If your target audience will only use Play, then the only reasonable target
store _is_ Play.

I'm in the F-Droid target audience, so you could target me.

However, as they appear to be publishing transport/mapping tools for Spain...
It's unlikely they can reach their target audience any more.

------
dgudkov
Google, Apple, PayPal and other platforms that can cause a major disruption to
a business by terminating its account must offer a service of auditing on
demand in order to mitigate and control the risk of sudden deactivation. Such
service can be paid, no problem. Customers should be able to request the
auditing in order to understand what they look like from the platform's point
of view and estimate possible risks.

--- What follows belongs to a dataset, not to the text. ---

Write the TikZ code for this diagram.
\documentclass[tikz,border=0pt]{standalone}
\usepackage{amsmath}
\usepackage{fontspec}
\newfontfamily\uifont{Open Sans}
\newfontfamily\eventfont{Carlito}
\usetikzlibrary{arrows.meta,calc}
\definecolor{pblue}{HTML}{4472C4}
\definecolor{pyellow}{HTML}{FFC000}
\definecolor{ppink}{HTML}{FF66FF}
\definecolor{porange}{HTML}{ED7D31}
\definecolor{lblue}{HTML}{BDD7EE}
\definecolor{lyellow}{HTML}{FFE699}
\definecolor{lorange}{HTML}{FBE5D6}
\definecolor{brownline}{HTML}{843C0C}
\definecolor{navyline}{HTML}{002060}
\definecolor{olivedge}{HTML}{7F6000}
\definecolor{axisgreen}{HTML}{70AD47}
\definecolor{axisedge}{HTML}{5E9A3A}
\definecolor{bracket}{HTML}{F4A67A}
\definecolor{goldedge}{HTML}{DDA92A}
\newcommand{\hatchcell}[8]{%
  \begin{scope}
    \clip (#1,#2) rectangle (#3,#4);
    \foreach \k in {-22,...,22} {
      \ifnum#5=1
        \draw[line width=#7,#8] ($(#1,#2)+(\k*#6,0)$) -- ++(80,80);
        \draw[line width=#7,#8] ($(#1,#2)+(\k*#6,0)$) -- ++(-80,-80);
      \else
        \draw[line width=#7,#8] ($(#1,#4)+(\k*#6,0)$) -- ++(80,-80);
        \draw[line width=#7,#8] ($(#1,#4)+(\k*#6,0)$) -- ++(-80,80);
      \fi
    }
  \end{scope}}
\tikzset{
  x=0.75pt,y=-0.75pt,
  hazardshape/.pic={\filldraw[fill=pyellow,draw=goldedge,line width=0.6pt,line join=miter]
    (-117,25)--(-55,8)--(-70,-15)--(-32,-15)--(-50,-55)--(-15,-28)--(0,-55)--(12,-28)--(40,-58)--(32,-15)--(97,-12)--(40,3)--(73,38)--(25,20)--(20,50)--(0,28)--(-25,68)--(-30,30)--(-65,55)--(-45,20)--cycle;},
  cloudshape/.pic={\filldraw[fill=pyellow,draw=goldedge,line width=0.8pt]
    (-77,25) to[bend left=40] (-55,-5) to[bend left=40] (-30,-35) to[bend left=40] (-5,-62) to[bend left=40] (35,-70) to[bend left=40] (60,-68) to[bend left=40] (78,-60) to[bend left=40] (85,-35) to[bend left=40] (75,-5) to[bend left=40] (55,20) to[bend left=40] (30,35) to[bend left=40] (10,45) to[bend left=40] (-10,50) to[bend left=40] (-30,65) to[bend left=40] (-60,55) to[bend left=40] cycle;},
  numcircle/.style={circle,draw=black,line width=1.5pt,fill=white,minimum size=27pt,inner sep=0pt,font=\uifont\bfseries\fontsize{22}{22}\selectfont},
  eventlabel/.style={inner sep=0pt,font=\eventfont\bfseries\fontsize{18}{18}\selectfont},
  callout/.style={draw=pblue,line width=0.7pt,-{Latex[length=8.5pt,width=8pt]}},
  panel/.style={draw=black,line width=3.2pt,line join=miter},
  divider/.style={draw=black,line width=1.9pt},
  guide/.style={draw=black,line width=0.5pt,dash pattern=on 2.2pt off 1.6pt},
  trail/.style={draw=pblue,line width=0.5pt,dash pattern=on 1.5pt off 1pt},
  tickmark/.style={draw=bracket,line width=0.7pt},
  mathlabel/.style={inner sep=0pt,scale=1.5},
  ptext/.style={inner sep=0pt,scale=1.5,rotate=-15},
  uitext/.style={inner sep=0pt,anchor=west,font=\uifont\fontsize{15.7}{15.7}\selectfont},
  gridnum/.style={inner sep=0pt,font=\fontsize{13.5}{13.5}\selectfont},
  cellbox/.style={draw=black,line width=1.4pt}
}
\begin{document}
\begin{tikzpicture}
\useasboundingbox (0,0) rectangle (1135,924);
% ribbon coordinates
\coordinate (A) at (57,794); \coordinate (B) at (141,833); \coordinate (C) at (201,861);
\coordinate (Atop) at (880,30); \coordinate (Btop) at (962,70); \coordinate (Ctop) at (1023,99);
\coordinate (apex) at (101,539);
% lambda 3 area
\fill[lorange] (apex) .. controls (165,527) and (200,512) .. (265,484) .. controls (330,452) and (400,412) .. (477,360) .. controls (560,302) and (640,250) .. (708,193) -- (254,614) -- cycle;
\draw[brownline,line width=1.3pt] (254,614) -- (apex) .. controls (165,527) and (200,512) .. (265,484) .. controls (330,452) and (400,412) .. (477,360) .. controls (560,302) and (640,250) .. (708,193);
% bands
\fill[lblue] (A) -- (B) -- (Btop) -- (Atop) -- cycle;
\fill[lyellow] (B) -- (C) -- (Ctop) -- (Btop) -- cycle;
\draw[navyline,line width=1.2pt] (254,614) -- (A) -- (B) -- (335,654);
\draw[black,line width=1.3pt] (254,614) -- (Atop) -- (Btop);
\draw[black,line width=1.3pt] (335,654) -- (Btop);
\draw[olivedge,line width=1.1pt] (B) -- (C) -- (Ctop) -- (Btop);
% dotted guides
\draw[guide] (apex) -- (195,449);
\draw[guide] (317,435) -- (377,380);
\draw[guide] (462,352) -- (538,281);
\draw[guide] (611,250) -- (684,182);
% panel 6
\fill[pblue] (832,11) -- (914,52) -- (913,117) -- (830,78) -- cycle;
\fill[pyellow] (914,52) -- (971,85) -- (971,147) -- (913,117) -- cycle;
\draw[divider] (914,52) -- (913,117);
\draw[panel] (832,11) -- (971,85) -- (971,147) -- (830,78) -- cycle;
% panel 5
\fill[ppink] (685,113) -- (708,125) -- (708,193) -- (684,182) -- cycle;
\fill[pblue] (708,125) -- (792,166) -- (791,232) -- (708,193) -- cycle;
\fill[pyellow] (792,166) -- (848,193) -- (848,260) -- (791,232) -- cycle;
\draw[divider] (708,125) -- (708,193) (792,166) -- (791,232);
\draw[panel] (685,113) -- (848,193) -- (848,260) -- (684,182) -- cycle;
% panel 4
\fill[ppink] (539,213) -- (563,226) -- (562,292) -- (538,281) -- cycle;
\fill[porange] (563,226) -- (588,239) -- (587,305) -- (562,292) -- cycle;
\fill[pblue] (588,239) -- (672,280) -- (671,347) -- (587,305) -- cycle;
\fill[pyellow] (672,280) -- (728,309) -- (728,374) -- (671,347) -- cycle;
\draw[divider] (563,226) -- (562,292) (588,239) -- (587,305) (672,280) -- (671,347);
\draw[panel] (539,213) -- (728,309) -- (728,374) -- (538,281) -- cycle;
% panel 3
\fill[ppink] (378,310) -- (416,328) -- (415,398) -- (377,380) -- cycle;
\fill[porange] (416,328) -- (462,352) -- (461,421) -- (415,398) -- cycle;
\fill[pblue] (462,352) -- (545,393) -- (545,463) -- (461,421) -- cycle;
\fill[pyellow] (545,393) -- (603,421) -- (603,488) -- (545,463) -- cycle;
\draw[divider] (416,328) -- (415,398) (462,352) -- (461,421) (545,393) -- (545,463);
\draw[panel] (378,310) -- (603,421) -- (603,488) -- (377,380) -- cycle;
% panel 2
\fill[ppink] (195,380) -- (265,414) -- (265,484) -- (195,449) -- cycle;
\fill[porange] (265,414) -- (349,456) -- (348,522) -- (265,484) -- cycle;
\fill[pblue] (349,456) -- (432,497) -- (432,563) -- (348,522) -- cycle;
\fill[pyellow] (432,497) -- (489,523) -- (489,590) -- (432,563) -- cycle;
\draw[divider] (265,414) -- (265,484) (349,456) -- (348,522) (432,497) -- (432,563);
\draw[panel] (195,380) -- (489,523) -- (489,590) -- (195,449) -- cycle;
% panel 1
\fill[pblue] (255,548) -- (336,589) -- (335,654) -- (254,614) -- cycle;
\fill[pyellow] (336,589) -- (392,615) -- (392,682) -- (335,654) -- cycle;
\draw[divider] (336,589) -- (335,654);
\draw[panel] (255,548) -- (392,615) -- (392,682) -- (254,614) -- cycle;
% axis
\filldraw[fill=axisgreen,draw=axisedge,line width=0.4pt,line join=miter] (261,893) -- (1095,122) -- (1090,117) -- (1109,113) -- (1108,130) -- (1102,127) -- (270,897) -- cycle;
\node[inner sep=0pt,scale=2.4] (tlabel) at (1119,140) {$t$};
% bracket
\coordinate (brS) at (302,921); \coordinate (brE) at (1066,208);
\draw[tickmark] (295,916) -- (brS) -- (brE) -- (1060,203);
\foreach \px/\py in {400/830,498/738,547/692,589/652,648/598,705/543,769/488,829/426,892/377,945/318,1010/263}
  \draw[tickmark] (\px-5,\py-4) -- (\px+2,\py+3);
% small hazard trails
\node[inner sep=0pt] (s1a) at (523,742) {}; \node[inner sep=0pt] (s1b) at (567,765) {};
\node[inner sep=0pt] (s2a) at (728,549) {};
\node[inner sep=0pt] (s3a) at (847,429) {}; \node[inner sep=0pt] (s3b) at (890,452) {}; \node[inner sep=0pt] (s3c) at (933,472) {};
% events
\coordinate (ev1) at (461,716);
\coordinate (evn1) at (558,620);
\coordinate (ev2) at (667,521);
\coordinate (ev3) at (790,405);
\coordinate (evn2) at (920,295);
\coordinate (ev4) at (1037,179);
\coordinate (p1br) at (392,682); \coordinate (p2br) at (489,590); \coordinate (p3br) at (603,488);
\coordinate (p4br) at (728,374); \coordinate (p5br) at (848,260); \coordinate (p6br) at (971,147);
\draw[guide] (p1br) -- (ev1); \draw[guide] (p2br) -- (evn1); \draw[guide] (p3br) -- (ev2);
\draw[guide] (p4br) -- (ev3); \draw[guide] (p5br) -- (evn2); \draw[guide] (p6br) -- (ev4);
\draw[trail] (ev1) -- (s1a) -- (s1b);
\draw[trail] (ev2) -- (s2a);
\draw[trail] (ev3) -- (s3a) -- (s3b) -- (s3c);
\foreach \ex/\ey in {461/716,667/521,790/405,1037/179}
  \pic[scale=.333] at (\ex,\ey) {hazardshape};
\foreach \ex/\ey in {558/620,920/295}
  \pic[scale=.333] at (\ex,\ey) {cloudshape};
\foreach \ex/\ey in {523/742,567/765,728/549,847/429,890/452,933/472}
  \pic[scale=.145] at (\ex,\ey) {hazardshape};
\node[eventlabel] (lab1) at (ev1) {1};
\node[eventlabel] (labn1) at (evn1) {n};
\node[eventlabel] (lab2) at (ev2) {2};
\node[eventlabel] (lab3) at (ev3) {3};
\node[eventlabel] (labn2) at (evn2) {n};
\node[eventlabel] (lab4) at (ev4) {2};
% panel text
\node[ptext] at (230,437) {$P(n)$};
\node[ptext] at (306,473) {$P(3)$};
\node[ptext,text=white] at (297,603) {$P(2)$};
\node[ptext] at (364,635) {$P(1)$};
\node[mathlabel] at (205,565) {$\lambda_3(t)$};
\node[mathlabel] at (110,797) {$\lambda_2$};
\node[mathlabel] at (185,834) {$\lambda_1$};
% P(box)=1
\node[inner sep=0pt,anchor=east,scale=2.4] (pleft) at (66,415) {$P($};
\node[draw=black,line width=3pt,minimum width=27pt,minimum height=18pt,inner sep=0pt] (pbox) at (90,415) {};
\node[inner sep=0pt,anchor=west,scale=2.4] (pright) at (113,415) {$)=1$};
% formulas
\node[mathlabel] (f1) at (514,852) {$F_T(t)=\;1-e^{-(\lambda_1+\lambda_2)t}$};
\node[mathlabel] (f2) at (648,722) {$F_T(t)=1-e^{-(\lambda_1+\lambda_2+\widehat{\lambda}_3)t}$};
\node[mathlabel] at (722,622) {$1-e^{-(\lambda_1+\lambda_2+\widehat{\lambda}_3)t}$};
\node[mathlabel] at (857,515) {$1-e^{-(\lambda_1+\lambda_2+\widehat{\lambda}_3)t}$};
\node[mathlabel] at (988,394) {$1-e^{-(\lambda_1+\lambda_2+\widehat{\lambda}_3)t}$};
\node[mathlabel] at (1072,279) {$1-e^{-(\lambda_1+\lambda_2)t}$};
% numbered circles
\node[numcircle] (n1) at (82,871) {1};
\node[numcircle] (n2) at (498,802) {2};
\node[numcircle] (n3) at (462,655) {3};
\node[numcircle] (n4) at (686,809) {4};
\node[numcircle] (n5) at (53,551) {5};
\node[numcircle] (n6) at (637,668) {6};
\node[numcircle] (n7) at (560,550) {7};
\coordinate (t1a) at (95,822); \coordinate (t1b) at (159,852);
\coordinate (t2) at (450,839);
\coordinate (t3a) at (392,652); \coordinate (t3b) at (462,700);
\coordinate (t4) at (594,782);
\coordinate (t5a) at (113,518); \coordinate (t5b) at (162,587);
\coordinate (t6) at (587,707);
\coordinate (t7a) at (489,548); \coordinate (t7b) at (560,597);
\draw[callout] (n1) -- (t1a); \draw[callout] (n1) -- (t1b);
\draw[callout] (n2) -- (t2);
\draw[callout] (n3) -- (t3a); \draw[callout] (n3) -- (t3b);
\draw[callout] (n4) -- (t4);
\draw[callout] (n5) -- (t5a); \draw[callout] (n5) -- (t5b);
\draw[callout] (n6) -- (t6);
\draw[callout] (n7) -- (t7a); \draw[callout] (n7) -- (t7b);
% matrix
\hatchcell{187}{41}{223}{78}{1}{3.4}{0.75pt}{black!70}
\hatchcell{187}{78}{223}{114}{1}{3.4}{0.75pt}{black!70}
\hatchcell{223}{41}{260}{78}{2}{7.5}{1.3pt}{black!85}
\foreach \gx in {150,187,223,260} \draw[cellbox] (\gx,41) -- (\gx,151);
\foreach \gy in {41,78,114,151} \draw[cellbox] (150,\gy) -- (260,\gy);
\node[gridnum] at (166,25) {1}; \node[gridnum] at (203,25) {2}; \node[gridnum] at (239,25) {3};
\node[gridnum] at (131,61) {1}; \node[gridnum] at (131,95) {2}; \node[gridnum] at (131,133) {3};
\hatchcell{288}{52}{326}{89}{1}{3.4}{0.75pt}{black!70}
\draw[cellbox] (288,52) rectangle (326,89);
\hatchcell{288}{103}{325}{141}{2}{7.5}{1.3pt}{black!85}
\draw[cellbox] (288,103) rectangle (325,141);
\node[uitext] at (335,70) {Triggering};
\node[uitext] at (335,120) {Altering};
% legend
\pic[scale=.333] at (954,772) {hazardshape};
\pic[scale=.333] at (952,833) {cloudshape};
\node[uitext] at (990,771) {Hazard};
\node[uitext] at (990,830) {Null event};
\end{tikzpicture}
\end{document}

Shutting down established business
accounts without a notice is absolutely not acceptable.

------
ranrub
Most shocking to me was that the whole process plus the super creepy text ‘Do
not attempt to open another developer account’ hasn’t changed in 5 years

------
kayoone
I just watched a couple of Black Mirror episodes and reading this feels eerie
from that perspective.

------
viewpoint92
Am from India ....This newYear2019 goes very difficult to me...Because same
email am also received about the Google Play console account termination ...if
some buddy has answer for that please reply me...am waiting for you all
answer.

skype id : viewpoint92

------
supermatt
These app stores need to be made accountable for their decisions to do this. A
sympathetic judge setting a precedent is all thats needed for this process to
be more transparent.

------
sbr464
Besides the point/argument laid out in the article, could you mention any
possible reasons you think this may have happened? Would help to hear.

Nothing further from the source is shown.